● **Exercise requirements**
Every line from the top of the records through the line containing "from matplotlib.ticker import MultipleLocator" should be retyped exactly; the pictures should not.
━━ The data ━━
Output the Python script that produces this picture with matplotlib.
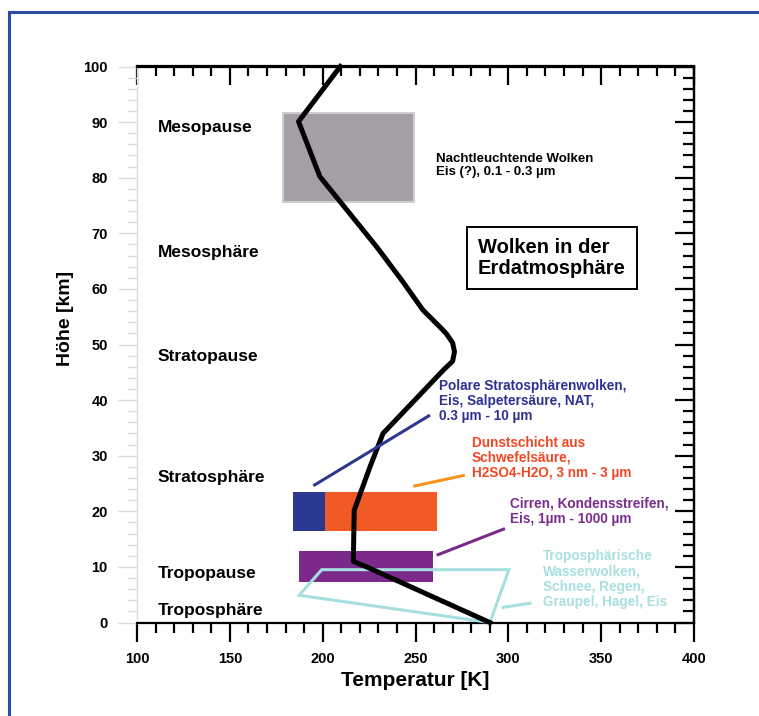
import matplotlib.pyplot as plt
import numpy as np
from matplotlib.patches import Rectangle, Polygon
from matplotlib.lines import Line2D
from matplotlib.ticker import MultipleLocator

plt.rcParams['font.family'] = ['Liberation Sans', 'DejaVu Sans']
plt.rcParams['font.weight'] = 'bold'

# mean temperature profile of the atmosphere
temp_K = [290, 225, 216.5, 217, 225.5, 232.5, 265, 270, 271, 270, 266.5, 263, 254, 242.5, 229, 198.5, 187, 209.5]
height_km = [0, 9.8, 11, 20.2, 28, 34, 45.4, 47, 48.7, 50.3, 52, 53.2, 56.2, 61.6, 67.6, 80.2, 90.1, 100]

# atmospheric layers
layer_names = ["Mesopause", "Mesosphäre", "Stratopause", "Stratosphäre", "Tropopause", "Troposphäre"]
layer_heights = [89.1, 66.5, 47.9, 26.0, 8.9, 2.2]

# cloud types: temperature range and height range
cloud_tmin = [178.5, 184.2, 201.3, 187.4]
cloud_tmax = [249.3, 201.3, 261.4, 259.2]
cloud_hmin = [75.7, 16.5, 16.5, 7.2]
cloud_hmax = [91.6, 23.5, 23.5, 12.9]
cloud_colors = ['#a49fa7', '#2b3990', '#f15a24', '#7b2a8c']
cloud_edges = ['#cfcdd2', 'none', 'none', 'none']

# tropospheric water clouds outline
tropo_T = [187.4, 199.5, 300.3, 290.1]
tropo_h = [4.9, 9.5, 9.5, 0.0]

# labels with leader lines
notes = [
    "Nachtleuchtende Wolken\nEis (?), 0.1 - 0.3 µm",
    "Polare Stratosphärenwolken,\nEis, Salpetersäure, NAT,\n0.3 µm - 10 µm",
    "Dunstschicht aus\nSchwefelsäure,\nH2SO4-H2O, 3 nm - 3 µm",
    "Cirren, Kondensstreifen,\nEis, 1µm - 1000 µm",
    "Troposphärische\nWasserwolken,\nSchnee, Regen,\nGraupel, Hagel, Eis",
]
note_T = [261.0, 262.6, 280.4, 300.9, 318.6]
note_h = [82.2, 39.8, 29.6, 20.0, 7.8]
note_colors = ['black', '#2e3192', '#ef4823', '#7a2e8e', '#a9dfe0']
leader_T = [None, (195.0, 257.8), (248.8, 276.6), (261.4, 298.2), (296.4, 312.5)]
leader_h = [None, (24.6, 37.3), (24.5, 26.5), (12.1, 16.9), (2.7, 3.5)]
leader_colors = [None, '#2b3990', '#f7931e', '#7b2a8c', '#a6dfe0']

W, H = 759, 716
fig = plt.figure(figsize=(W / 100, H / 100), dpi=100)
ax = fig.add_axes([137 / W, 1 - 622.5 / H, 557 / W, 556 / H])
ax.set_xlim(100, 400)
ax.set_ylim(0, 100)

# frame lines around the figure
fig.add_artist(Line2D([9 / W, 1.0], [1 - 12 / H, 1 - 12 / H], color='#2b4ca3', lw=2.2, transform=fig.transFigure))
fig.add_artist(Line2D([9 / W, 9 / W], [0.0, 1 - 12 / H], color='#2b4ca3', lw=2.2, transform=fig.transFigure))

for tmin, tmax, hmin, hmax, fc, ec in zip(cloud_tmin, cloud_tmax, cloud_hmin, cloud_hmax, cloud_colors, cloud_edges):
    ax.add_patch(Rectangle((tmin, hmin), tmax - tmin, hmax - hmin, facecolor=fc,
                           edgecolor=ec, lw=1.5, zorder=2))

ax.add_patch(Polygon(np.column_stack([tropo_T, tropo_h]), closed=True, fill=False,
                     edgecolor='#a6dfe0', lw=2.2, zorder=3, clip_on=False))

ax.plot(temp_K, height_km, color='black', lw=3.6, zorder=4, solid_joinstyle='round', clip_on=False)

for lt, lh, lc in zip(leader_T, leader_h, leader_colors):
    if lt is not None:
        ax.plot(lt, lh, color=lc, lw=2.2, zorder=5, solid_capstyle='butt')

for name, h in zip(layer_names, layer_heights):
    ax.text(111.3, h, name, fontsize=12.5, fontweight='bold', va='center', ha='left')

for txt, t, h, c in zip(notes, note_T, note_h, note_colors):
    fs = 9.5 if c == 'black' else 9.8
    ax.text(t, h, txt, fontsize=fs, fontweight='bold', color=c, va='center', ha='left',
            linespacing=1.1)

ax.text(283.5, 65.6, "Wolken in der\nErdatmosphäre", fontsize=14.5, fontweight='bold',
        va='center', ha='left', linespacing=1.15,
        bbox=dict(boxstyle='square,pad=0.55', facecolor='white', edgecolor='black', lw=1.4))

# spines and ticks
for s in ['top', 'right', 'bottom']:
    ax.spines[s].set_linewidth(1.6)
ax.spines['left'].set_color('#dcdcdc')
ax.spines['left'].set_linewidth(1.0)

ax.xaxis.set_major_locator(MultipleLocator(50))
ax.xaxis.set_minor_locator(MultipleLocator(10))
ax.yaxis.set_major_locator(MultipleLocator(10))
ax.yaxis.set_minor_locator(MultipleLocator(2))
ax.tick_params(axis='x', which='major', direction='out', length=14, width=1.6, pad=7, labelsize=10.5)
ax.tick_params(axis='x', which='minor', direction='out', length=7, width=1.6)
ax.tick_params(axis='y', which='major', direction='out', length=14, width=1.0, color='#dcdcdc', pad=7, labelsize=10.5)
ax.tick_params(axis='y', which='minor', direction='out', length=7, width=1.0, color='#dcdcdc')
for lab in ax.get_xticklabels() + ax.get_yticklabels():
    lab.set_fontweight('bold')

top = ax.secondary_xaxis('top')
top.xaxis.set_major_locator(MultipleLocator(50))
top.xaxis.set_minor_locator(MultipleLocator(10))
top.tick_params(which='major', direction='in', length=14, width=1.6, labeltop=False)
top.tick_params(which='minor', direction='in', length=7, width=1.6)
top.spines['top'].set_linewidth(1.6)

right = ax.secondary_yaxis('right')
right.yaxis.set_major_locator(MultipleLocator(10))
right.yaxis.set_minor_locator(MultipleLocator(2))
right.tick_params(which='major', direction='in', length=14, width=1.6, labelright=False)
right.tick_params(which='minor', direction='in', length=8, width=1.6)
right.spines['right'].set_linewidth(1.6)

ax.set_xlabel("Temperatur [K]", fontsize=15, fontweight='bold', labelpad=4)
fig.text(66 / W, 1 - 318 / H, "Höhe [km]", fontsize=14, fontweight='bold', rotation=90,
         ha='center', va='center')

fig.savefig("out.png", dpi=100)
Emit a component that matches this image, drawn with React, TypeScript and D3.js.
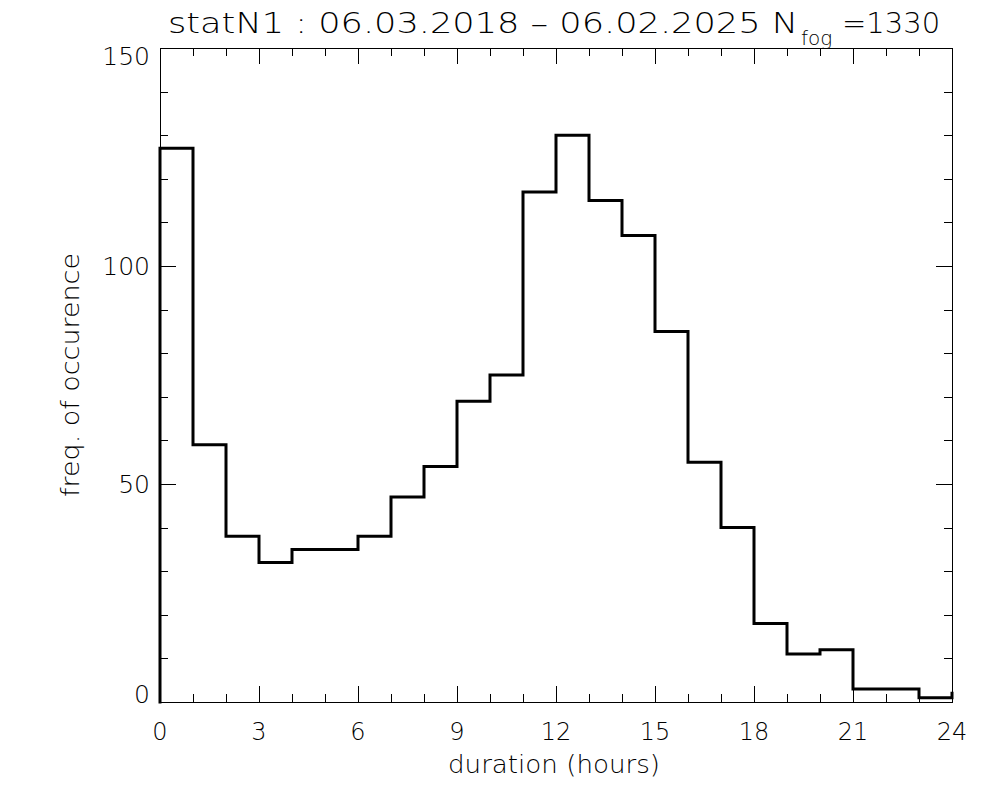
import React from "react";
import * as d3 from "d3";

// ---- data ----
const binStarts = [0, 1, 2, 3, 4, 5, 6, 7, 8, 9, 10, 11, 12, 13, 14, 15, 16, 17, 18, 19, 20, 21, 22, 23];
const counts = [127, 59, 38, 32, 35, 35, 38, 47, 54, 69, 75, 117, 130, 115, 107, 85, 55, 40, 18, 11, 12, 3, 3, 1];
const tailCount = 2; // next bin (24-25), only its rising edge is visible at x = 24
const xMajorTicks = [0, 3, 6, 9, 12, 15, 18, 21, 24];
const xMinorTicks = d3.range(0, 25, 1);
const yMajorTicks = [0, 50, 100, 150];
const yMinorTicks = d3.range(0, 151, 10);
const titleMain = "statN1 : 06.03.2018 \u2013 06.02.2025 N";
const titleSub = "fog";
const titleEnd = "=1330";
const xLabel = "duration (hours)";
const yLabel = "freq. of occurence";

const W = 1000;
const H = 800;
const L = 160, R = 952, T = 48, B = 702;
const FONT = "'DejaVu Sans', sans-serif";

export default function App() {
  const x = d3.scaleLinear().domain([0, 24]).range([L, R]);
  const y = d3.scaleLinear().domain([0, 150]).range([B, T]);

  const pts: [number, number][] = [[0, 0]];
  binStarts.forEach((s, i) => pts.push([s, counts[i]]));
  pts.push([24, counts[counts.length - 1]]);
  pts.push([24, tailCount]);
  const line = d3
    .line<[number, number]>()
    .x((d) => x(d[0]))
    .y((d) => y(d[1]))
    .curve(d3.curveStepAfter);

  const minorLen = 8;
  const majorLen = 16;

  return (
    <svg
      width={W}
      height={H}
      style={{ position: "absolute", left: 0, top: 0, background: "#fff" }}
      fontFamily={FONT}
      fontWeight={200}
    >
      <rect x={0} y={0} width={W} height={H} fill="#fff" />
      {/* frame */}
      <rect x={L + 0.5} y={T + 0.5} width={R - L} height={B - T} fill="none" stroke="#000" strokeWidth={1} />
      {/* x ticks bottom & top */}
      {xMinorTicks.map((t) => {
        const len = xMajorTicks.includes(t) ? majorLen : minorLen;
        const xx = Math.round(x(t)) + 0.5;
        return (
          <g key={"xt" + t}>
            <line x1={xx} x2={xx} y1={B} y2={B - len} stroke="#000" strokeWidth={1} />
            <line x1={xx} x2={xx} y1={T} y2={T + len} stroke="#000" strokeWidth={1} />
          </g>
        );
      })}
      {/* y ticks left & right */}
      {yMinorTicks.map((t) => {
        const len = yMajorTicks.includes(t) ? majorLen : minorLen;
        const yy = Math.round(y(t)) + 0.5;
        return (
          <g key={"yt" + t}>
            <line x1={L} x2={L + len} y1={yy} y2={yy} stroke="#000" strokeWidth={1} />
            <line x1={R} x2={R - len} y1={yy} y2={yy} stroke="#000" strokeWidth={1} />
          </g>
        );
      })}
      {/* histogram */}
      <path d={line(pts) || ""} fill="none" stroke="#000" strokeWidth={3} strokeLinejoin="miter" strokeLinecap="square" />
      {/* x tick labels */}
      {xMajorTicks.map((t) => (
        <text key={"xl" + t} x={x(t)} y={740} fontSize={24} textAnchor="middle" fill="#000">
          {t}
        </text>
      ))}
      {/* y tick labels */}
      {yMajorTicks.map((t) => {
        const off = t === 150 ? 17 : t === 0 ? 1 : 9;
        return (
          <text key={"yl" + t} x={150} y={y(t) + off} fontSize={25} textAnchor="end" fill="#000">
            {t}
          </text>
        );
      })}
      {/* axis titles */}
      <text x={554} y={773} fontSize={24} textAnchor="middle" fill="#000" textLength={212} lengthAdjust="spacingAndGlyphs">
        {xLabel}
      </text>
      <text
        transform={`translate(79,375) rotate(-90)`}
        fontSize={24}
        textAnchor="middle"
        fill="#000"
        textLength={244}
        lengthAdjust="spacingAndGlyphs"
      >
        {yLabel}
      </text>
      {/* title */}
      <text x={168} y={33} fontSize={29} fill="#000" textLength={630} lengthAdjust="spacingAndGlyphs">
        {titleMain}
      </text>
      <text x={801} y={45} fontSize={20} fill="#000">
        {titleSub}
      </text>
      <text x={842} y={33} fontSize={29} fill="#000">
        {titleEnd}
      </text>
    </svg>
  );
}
━━━
● **The completed task**
Output the Python script that produces this picture with matplotlib.
import matplotlib.pyplot as plt
import numpy as np
from matplotlib.patches import Rectangle, Polygon
from matplotlib.lines import Line2D
from matplotlib.ticker import MultipleLocator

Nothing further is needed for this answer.